Norah’s voice reminds me somewhat of Edie Brickell‘s, and of Leigh Nash of “Sixpence None the Richer“, but with a huskiness more appropriate for the genre she’s chosen to include on this album. Refreshing and relaxing, “Come Away with Me” has style.

  • “Don’t Know Why” — An obvious single, this is a simple song about the confusion that often surrounds what we think is love. Jones’ piano sparkles, her voice seduces, the entire effect is like dancing alone in a darkened room with your eyes closed. Very Patsy Cline, which is a very good thing. Perfect torch song.
  • “Seven Years” — Musically more focused on guitars and Norah’s voice, this includes a dobro solo which lends a feeling of an early Carter Family recording, but with that same honey-smoked voice.
  • “Cold Cold Heart” — This Hank Williams classic has never been in better hands. It’s not easy to take a song so completely identified with one genre and transform it completely to another, but Norah does it beautifully. An extremely sparse arrangement, leaning heavily on rhythym and blues bassline, some brushes on the drums, and bits of piano to accentuate Norah’s vocals. She manages to completely ignore the natural cadence of the tune and either push the lyrics out just a little early, or leave them just a bit late, making for some perfect jazz phrasing. It’s a tribute to her musical sensibilities.

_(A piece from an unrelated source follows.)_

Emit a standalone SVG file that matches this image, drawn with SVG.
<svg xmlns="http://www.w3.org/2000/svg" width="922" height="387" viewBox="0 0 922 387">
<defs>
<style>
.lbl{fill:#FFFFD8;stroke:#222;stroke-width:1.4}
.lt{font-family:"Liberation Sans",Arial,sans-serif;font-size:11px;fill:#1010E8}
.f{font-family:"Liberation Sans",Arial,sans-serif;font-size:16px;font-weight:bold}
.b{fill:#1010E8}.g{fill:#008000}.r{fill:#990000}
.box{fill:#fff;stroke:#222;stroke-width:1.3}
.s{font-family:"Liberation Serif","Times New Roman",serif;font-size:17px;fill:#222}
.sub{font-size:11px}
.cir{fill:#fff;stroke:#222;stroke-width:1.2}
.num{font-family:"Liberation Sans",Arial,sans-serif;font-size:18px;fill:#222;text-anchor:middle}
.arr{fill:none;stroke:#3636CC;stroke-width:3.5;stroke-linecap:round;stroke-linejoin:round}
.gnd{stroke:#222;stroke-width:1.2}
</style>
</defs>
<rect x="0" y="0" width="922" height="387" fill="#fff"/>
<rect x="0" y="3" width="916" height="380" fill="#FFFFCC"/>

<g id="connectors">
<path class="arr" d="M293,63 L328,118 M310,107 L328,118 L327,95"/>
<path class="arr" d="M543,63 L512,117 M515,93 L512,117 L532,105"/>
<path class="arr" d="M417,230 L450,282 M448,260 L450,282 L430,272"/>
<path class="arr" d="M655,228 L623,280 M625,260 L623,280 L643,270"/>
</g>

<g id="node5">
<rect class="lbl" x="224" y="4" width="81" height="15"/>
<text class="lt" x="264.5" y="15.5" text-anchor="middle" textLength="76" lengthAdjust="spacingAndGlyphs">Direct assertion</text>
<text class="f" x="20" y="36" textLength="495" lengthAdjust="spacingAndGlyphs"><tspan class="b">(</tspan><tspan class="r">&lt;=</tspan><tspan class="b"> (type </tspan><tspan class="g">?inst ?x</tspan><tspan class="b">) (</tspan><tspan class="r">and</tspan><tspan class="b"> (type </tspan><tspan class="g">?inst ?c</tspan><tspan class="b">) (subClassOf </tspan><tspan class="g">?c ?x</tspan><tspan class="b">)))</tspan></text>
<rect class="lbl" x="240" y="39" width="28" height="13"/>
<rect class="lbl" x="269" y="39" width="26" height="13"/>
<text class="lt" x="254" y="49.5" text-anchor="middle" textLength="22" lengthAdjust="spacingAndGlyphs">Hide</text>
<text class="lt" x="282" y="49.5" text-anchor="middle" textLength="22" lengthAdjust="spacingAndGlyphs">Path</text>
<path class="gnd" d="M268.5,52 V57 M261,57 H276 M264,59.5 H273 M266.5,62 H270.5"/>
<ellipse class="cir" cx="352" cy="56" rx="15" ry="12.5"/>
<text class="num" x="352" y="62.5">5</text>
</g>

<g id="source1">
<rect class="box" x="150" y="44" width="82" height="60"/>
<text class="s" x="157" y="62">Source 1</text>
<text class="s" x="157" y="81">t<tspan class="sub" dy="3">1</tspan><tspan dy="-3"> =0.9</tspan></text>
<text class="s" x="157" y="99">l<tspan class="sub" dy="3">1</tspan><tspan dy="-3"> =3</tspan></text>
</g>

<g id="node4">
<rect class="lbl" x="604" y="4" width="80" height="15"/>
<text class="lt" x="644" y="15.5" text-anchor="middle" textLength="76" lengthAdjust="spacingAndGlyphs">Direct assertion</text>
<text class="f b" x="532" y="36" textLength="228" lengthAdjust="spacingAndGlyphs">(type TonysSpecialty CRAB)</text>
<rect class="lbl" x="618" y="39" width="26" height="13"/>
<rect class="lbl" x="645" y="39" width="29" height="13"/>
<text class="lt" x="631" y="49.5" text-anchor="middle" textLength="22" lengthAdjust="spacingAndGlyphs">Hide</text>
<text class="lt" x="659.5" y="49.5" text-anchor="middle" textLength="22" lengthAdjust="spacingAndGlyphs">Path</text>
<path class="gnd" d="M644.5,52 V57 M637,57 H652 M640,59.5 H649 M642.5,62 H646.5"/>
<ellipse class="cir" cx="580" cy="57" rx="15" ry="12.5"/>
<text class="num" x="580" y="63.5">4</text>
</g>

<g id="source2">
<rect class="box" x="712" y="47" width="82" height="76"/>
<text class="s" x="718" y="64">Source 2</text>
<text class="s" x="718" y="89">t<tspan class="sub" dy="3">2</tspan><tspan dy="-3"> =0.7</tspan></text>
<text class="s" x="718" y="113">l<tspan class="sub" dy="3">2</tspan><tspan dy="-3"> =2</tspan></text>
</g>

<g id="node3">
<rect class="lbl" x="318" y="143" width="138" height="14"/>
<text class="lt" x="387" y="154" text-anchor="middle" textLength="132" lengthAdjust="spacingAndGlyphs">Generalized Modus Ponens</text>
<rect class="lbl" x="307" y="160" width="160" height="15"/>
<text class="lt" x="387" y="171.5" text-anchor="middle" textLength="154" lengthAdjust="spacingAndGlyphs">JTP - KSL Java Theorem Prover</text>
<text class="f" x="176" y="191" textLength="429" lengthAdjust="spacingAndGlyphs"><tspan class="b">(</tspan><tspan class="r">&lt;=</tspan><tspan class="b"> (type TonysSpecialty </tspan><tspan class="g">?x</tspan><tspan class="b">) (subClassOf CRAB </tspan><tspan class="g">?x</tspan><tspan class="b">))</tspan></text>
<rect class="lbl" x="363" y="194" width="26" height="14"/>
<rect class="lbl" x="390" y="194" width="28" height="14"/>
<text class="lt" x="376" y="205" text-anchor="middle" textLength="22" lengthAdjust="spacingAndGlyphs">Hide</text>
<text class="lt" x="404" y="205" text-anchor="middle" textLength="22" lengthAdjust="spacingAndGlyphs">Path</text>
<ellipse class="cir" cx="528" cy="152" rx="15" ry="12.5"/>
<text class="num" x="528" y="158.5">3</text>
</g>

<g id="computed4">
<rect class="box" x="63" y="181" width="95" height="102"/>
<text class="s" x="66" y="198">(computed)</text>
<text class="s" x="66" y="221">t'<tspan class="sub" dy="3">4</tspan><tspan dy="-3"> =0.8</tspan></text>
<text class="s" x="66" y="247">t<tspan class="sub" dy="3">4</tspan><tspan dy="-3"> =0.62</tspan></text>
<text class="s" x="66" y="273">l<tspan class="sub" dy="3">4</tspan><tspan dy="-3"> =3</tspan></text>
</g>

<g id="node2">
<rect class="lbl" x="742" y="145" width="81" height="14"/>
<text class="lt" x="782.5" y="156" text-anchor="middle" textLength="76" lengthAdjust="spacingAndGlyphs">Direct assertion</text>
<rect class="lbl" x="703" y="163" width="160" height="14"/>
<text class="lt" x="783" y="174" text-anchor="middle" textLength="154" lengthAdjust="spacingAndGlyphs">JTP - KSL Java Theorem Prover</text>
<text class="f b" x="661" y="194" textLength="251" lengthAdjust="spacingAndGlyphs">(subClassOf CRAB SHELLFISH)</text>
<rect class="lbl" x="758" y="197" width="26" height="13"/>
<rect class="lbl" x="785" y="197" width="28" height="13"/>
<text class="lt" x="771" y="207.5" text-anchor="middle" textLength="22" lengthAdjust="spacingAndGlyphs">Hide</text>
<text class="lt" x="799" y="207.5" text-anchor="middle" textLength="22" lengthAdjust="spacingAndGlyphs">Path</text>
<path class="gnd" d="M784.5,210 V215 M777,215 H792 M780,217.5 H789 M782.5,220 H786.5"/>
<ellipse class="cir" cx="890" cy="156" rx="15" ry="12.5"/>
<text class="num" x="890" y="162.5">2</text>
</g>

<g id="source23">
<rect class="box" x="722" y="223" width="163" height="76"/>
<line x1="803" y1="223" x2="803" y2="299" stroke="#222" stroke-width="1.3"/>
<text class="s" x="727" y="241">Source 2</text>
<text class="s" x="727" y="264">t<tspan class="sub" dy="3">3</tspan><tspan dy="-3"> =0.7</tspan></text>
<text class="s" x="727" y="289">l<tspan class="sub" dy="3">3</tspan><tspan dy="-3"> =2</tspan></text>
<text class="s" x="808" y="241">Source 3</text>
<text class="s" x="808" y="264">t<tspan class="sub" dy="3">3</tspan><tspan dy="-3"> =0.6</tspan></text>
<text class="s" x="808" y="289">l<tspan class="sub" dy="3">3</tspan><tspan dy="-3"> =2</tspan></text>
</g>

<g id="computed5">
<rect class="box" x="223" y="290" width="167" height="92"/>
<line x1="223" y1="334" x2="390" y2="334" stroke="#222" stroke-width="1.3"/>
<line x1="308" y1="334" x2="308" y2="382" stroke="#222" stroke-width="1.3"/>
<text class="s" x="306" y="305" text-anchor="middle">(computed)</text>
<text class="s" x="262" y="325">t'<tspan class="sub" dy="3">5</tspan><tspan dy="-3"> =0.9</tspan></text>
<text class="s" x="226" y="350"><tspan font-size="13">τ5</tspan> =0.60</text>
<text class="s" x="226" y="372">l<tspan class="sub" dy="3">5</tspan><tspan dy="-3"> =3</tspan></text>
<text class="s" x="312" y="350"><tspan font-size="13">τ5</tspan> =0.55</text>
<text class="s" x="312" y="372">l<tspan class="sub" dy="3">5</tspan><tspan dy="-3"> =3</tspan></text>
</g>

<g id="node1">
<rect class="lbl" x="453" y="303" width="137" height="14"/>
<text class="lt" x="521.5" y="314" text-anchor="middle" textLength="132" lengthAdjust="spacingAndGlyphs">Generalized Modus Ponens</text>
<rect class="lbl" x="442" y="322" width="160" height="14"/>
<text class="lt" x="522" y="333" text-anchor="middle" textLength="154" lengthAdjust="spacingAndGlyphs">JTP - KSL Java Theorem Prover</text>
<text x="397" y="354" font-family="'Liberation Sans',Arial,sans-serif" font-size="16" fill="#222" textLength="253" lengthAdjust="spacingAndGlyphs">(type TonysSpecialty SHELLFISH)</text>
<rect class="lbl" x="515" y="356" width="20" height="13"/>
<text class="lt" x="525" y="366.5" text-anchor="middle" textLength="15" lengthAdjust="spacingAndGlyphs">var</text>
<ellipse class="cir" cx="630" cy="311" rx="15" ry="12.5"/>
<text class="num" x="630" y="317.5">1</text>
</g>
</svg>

  • “Feelin’ the Same Way” — This one would be at home with Reba McEntire or Bonnie Raitt; it’s an almost-country pop tune which, without noticeable effort at uniqueness still manages to be memorable among so many memorable tunes.
  • “Come Away with Me” — The title song makes you want to do just that; a seductive tune about the simple joys we associate with being in love — walking through fields of grass together, the intimacy of unashamedly kissing where the whole world can see you, the warmth of just being with someone you love, and who loves you. Delicate multi-layered guitar work and Norah’s piano in just the right places merely emphasizes the intimacy of the piece.

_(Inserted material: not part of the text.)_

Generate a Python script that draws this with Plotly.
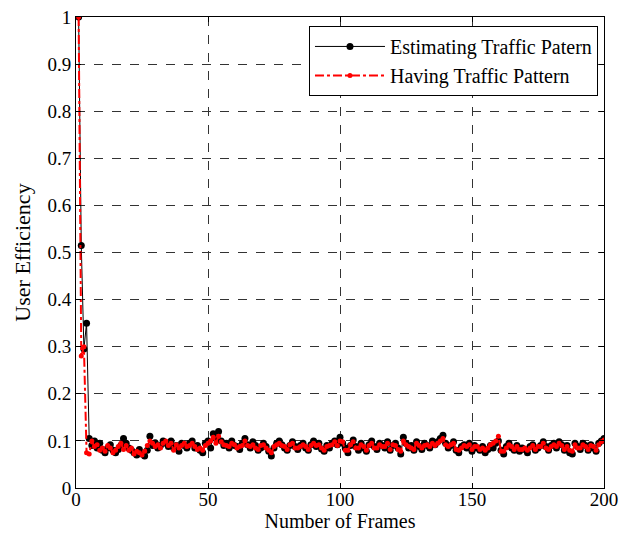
import plotly.graph_objects as go

frames = list(range(1, 201))

est_head = [1.0, 0.515, 0.295, 0.35]
est_tail = [
    0.105,0.090,0.100,0.085,0.095,0.080,0.075,0.085,0.092,0.080,0.075,0.082,0.090,0.105,0.095,0.085,0.080,0.075,0.070,0.082,
    0.072,0.068,0.080,0.110,0.090,0.096,0.085,0.090,0.100,0.095,0.088,0.100,0.085,0.090,0.078,0.095,0.090,0.085,0.095,0.100,
    0.085,0.090,0.080,0.075,0.095,0.100,0.085,0.115,0.105,0.120,0.100,0.090,0.095,0.085,0.100,0.090,0.088,0.082,0.095,0.105,
    0.092,0.085,0.098,0.090,0.080,0.085,0.095,0.088,0.078,0.068,0.085,0.095,0.100,0.092,0.085,0.080,0.090,0.098,0.088,0.082,
    0.090,0.095,0.085,0.080,0.092,0.100,0.088,0.095,0.083,0.078,0.090,0.085,0.095,0.100,0.092,0.108,0.095,0.085,0.075,0.090,
    0.102,0.088,0.080,0.095,0.085,0.078,0.092,0.100,0.088,0.082,0.095,0.090,0.085,0.098,0.080,0.090,0.095,0.085,0.072,0.108,
    0.095,0.085,0.090,0.080,0.098,0.088,0.082,0.095,0.090,0.085,0.100,0.092,0.098,0.105,0.112,0.095,0.085,0.090,0.098,0.080,
    0.075,0.088,0.092,0.085,0.095,0.078,0.090,0.085,0.080,0.088,0.075,0.082,0.090,0.085,0.095,0.100,0.080,0.072,0.088,0.095,
    0.085,0.080,0.090,0.078,0.085,0.082,0.075,0.088,0.092,0.080,0.085,0.090,0.098,0.088,0.080,0.090,0.095,0.085,0.098,0.092,
    0.080,0.090,0.075,0.072,0.095,0.088,0.082,0.095,0.090,0.080,0.092,0.085,0.078,0.095,0.100,0.105,
]
estimating = est_head + est_tail

have_head = [1.0, 0.28, 0.30, 0.075]
have_tail = [
    0.072,0.100,0.088,0.092,0.080,0.085,0.078,0.090,0.085,0.075,0.080,0.088,0.095,0.082,0.090,0.080,0.085,0.072,0.078,0.075,
    0.070,0.078,0.090,0.100,0.095,0.088,0.092,0.085,0.095,0.100,0.090,0.095,0.080,0.092,0.085,0.090,0.095,0.088,0.090,0.095,
    0.088,0.082,0.085,0.080,0.090,0.095,0.100,0.108,0.095,0.110,0.098,0.092,0.090,0.088,0.095,0.092,0.085,0.088,0.090,0.100,
    0.090,0.088,0.092,0.085,0.082,0.090,0.092,0.085,0.080,0.075,0.088,0.092,0.095,0.090,0.088,0.082,0.092,0.095,0.085,0.085,
    0.088,0.092,0.088,0.082,0.090,0.095,0.090,0.092,0.085,0.080,0.088,0.090,0.092,0.098,0.090,0.100,0.098,0.080,0.080,0.092,
    0.098,0.085,0.085,0.092,0.088,0.080,0.090,0.095,0.085,0.085,0.092,0.088,0.088,0.095,0.082,0.092,0.090,0.082,0.078,0.100,
    0.092,0.088,0.085,0.082,0.095,0.090,0.085,0.090,0.092,0.088,0.095,0.090,0.095,0.100,0.105,0.092,0.088,0.092,0.095,0.082,
    0.080,0.085,0.090,0.088,0.092,0.082,0.088,0.088,0.082,0.085,0.080,0.085,0.092,0.095,0.100,0.110,0.078,0.078,0.085,0.092,
    0.088,0.082,0.088,0.082,0.082,0.085,0.080,0.085,0.090,0.082,0.088,0.088,0.095,0.085,0.082,0.088,0.092,0.088,0.095,0.090,
    0.082,0.088,0.080,0.078,0.092,0.085,0.085,0.092,0.088,0.082,0.090,0.088,0.080,0.092,0.098,0.102,
]
having = have_head + have_tail

x_ticks = [0, 50, 100, 150, 200]
y_ticks = [0, 0.1, 0.2, 0.3, 0.4, 0.5, 0.6, 0.7, 0.8, 0.9, 1]

FONT = "Liberation Serif"

fig = go.Figure()
fig.add_trace(go.Scatter(
    x=frames, y=estimating, mode="lines+markers",
    name="Estimating Traffic Patern",
    line=dict(color="black", width=1),
    marker=dict(color="black", size=7),
))
fig.add_trace(go.Scatter(
    x=frames, y=having, mode="lines+markers",
    name="Having Traffic Pattern",
    line=dict(color="red", width=2, dash="dashdot"),
    marker=dict(color="red", size=5),
))

axis_common = dict(
    showline=True, linecolor="black", linewidth=1, mirror="ticks",
    ticks="inside", ticklen=5, tickcolor="black",
    showgrid=True, gridcolor="#333333", griddash="dash", gridwidth=1,
    zeroline=False, automargin=False, ticklabeloverflow="allow",
    tickfont=dict(family=FONT, size=19, color="black"),
)

fig.update_layout(
    width=624, height=531,
    margin=dict(l=68, r=28, t=9, b=51),
    paper_bgcolor="white", plot_bgcolor="white",
    font=dict(family=FONT, color="black"),
    showlegend=True,
    legend=dict(
        x=0.9886, y=0.981, xanchor="right", yanchor="top",
        bordercolor="black", borderwidth=1, bgcolor="white",
        font=dict(family=FONT, size=20, color="black"),
        tracegroupgap=0, itemwidth=70,
    ),
)
fig.update_xaxes(
    range=[0, 200], tickvals=x_ticks,
    ticklabelstandoff=-6,
    title=dict(text="Number of Frames", font=dict(family=FONT, size=20, color="black"), standoff=3),
    **axis_common,
)
fig.update_yaxes(
    range=[0, 1], tickvals=y_ticks,
    title=dict(text="User Efficiency", font=dict(family=FONT, size=22, color="black"), standoff=10),
    **axis_common,
)

fig.write_html("out.html")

  • “Shoot the Moon” — While the music to many of these tunes sounds like they should have sad lyrics, most don’t. “Shoot the Moon” is an exception; an indefinite poem of love leaving, undisturbed by the musical accompaniment.

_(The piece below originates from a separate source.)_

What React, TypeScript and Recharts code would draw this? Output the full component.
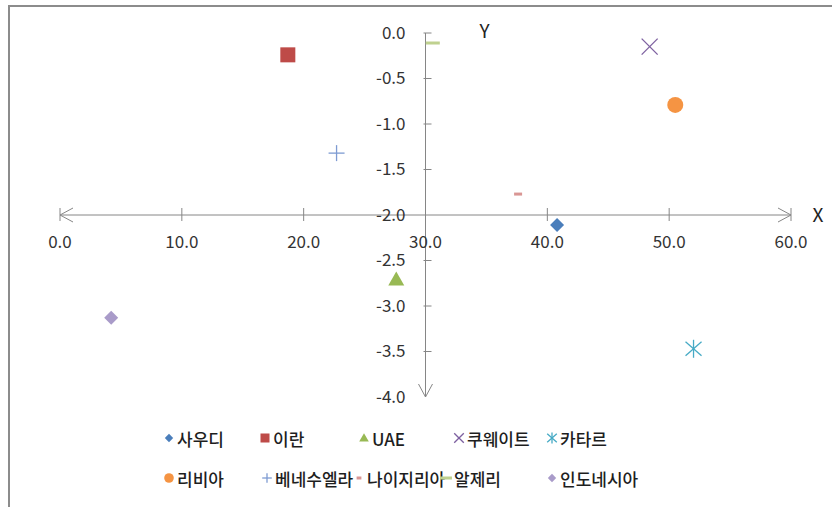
import React from 'react';
import {
  ScatterChart, Scatter, XAxis, YAxis, ReferenceLine, ReferenceDot,
} from 'recharts';

// ─── data ────────────────────────────────────────────────────
const countries = ['사우디', '이란', 'UAE', '쿠웨이트', '카타르', '리비아', '베네수엘라', '나이지리아', '알제리', '인도네시아'];
const xValues = [40.8, 18.7, 27.6, 48.4, 52.0, 50.5, 22.7, 37.6, 30.6, 4.2];
const yValues = [-2.11, -0.24, -2.71, -0.15, -3.47, -0.79, -1.32, -1.77, -0.11, -3.13];
const markers = ['diamond', 'square', 'triangle', 'x', 'star', 'circle', 'plus', 'dash', 'longdash', 'diamond'];
const colors = ['#4A7EBB', '#BE4B48', '#98B954', '#7D60A0', '#46AAC5', '#F59443', '#7E9BD2', '#D99694', '#BFD18F', '#A99BC9'];

const xTicks = [0, 10, 20, 30, 40, 50, 60];
const yTicks = [0, -0.5, -1, -1.5, -2, -2.5, -3, -3.5, -4];
const X_CROSS = 30;
const Y_CROSS = -2;

const W = 832;
const H = 507;
const AXIS = '#868686';
const TEXT = '#333';
const FONT = '"Noto Sans CJK KR", "Noto Sans", sans-serif';

// legend item left edges, per row
const legendRows = [
  { top: 428, items: [0, 1, 2, 3, 4], left: [163, 259, 358, 453, 546] },
  { top: 468, items: [5, 6, 7, 8, 9], left: [163, 261, 353, 440, 546] },
];

function Marker({ kind, cx, cy, color, s = 1 }: { kind: string; cx: number; cy: number; color: string; s?: number }) {
  switch (kind) {
    case 'diamond':
      return <polygon points={`${cx},${cy - 7 * s} ${cx + 7 * s},${cy} ${cx},${cy + 7 * s} ${cx - 7 * s},${cy}`} fill={color} />;
    case 'square':
      return <rect x={cx - 7.5 * s} y={cy - 7.5 * s} width={15 * s} height={15 * s} fill={color} />;
    case 'triangle':
      return <polygon points={`${cx},${cy - 8 * s} ${cx + 8 * s},${cy + 6 * s} ${cx - 8 * s},${cy + 6 * s}`} fill={color} />;
    case 'x':
      return (
        <g stroke={color} strokeWidth={1.3}>
          <line x1={cx - 8 * s} y1={cy - 8 * s} x2={cx + 8 * s} y2={cy + 8 * s} />
          <line x1={cx - 8 * s} y1={cy + 8 * s} x2={cx + 8 * s} y2={cy - 8 * s} />
        </g>
      );
    case 'star':
      return (
        <g stroke={color} strokeWidth={1.3}>
          <line x1={cx - 8 * s} y1={cy - 7 * s} x2={cx + 8 * s} y2={cy + 7 * s} />
          <line x1={cx - 8 * s} y1={cy + 7 * s} x2={cx + 8 * s} y2={cy - 7 * s} />
          <line x1={cx} y1={cy - 9 * s} x2={cx} y2={cy + 9 * s} />
        </g>
      );
    case 'circle':
      return <circle cx={cx} cy={cy} r={8 * s} fill={color} />;
    case 'plus':
      return (
        <g stroke={color} strokeWidth={1.3}>
          <line x1={cx - 8 * s} y1={cy} x2={cx + 8 * s} y2={cy} />
          <line x1={cx} y1={cy - 8 * s} x2={cx} y2={cy + 8 * s} />
        </g>
      );
    case 'dash':
      return <rect x={cx - 4 * s} y={cy - 1.5} width={8 * s} height={3} fill={color} />;
    case 'longdash':
      return <rect x={cx - 7 * s} y={cy - 1.5} width={14 * s} height={3} fill={color} />;
    default:
      return null;
  }
}

const arrow = (tx: number, ty: number, dx: number, dy: number) => {
  // open arrowhead, tip at (tx,ty), pointing along (dx,dy)
  const len = 13, half = 7;
  const bx = tx - dx * len, by = ty - dy * len;
  const px = -dy * half, py = dx * half;
  return <polyline points={`${bx + px},${by + py} ${tx},${ty} ${bx - px},${by - py}`} fill="none" stroke={AXIS} strokeWidth={1} />;
};

export default function App() {
  return (
    <div style={{ position: 'absolute', left: 0, top: 0, width: W, height: H, overflow: 'hidden', background: '#fff', fontFamily: FONT }}>
      <div style={{ position: 'absolute', left: 8, top: 5, width: W, height: H, borderLeft: '2px solid #8c8c8c', borderTop: '2px solid #8c8c8c' }} />
      <ScatterChart width={W} height={H} margin={{ top: 33, right: 41, bottom: 110, left: 60 }} style={{ position: 'absolute', left: 0, top: 0 }}>
        <XAxis type="number" dataKey="x" domain={[0, 60]} hide />
        <YAxis type="number" dataKey="y" domain={[-4, 0]} hide />
        <ReferenceLine
          y={Y_CROSS}
          shape={(p: any) => (
            <g>
              <line x1={p.x1} y1={p.y1} x2={p.x2} y2={p.y2} stroke={AXIS} />
              {arrow(Math.min(p.x1, p.x2), p.y1, -1, 0)}
              {arrow(Math.max(p.x1, p.x2), p.y1, 1, 0)}
              <text x={Math.max(p.x1, p.x2) + 27} y={p.y1} dy="0.35em" textAnchor="middle" fontSize={19} fill="#222" fontFamily={FONT}>X</text>
            </g>
          )}
        />
        <ReferenceLine
          x={X_CROSS}
          shape={(p: any) => (
            <g>
              <line x1={p.x1} y1={p.y1} x2={p.x2} y2={p.y2} stroke={AXIS} />
              {arrow(p.x1, Math.max(p.y1, p.y2), 0, 1)}
              <text x={p.x1 + 59} y={Math.min(p.y1, p.y2) - 2} dy="0.35em" textAnchor="middle" fontSize={19} fill="#222" fontFamily={FONT}>Y</text>
            </g>
          )}
        />
        {xTicks.map((t) => (
          <ReferenceDot
            key={'x' + t}
            x={t}
            y={Y_CROSS}
            shape={(p: any) => (
              <g>
                {t !== X_CROSS && <line x1={p.cx} y1={p.cy - 7} x2={p.cx} y2={p.cy + 6} stroke={AXIS} />}
                <text x={p.cx} y={p.cy + 27} dy="0.35em" textAnchor="middle" fontSize={17} fill={TEXT} fontFamily={FONT}>{t.toFixed(1)}</text>
              </g>
            )}
          />
        ))}
        {yTicks.map((t) => (
          <ReferenceDot
            key={'y' + t}
            x={X_CROSS}
            y={t}
            shape={(p: any) => (
              <g>
                {t !== Y_CROSS && t !== -4 && <line x1={p.cx - 2} y1={p.cy} x2={p.cx + 6} y2={p.cy} stroke={AXIS} />}
                <text x={p.cx - 20} y={p.cy} dy="0.35em" textAnchor="end" fontSize={17} fill={TEXT} fontFamily={FONT}>{t.toFixed(1)}</text>
              </g>
            )}
          />
        ))}
        {countries.map((name, i) => (
          <Scatter
            key={name}
            name={name}
            data={[{ x: xValues[i], y: yValues[i] }]}
            isAnimationActive={false}
            shape={(p: any) => <Marker kind={markers[i]} cx={p.cx} cy={p.cy} color={colors[i]} />}
          />
        ))}
      </ScatterChart>
      {legendRows.map((row, r) => (
        <div key={r}>
          {row.items.map((idx, k) => (
            <div key={idx} style={{ position: 'absolute', left: row.left[k], top: row.top, height: 20, display: 'flex', alignItems: 'center', fontSize: 17, fontWeight: 500, color: '#1e1e1e', whiteSpace: 'nowrap' }}>
              <svg width={12} height={20} style={{ marginRight: 2 }}>
                <Marker kind={markers[idx]} cx={6} cy={10} color={colors[idx]} s={markers[idx] === 'longdash' ? 0.85 : 0.6} />
              </svg>
              <span>{countries[idx]}</span>
            </div>
          ))}
        </div>
      ))}
    </div>
  );
}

  • “Turn Me On” — One of my favorites, a gem among gems, Norah seems especially inspired by blues great John Loudermilk’s lyrics. This is the one tune where she nearly lets her voice out of the box; more than once, we get a glimpse of the barely restrained power behind that softness. Reminiscent of Aretha Franklin, a long time ago. I’d love to hear more; not that there’s anything wrong with the way Jones uses her voice, but there’s plenty of room for more of the soulful intensity of “Turn Me On.”
  • “Lonestar” — Simple honest country tune. Every instrument sounds like they’ve gone home to Texas; even Norah’s piano chording is traditional 1-4-5 with the bass runs I remember so well from my father’s piano playing. Mournful lyrics, aptly suited to this homage to her home state.
  • “I’ve Got to See You Again” — Probably actually a rhumba or samba, this has all the earmarks of klezmer, the joyous music of Jewish festivities, but slower, more passionate. Jenny Scheinman’s violin adds just the right touch of mystery to an unusual arrangement. A standout, even among so many outstanding tracks. Fascinating vocal harmonies provided by Norah herself, which makes me wonder how some of these tunes would fare in a live setting, without the ability to overdub her own harmonies. More on that below.
  • “Painter Song” — This would fit right into so much of the jazz from the 20s and 30s. Unusual climbing chord progressions, a meandering melody not quickly grasped, and friendly accordion make this shorter song fun.